The next instruction is a SWI call. This is, essentially, a system call where BASIC helpfully converts the textual SWI name ("OS_Write0") into the correct SWI number (&2).
- It is worth noting that under RISC OS, hex numbers are prefixed with an ampersand - thus
$1234are expressed as
&1234. In this tutorial, as we are using RISC OS, we shall use the '&' prefix.
- Under RISC OS, the C compiler will understand the 0x prefix, BASIC and assemblers will understand the '&' prefix. Some assemblers will accept '0x' as well. Nothing understands '$' prefix or 'h' suffix.
The final instruction is MOV to take the value of R14 (which is the "Link Register") and push it into the Program Counter. When a system call, vector, or BL (Branch-with-Link) happens, the return address is written to R14. This is akin to the 6502's
JSR instruction only instead of saving to the processor stack, it is saved to register 14.
- All vectors and branches write to R14. This isn't as freaky as it sounds, as each different processor mode has its own private copy of R14. We won't delve into this right now.
- However, you should be aware that if you include a BL instruction, you must preserve the current R14 around the branch, otherwise your return address will be stomped on and it'll all go bang. This will be demonstrated in a future tutorial, so don't worry about it right now.

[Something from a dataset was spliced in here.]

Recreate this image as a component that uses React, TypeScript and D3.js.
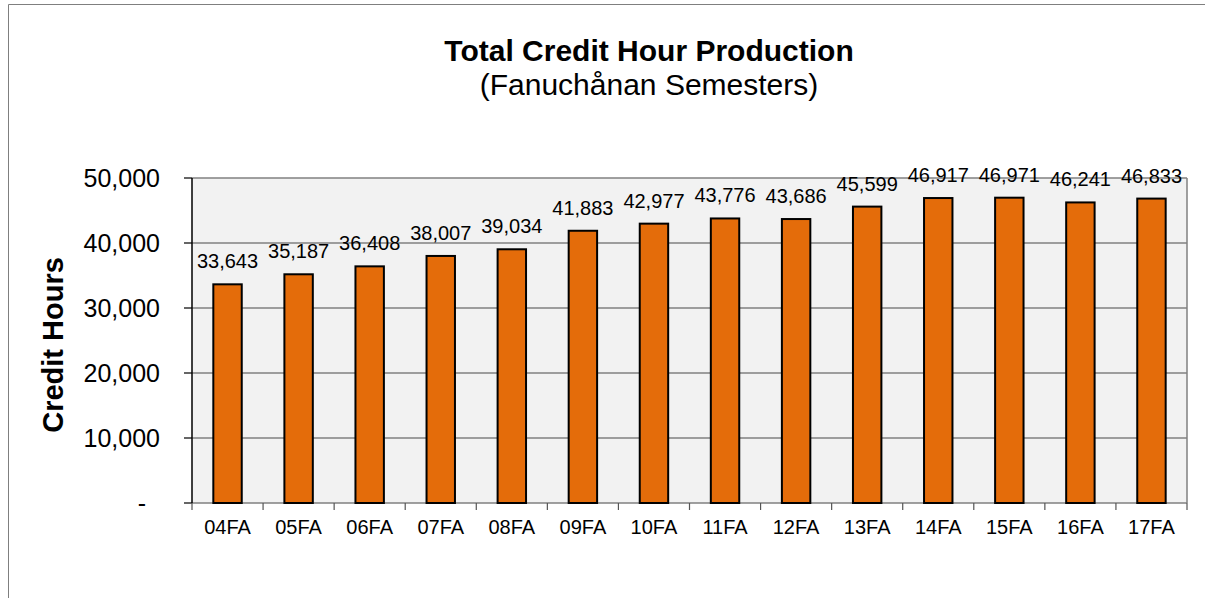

What the act of placing R14 into PC did was, essentially, end the assembler program.
.message defines a label called "message". This is used earlier in the program (in the ADR), so knowing the current PC and the address of the label, the assembler can generate the correct instruction.
The EQU... instructions tell the assembler to insert literal data. EQUS inserts a string, the following EQUB inserts a character code 10 (RISC OS newline), and the final EQUB null-terminates the string.
Finally is ALIGN. All ARM instructions must be word aligned. This may not be the case following data (as it happens, we're two bytes short) so ALIGN pushes the assembly offset to the next word boundary.
That's it. That's our program.
Next time, we'll try something a little more exciting.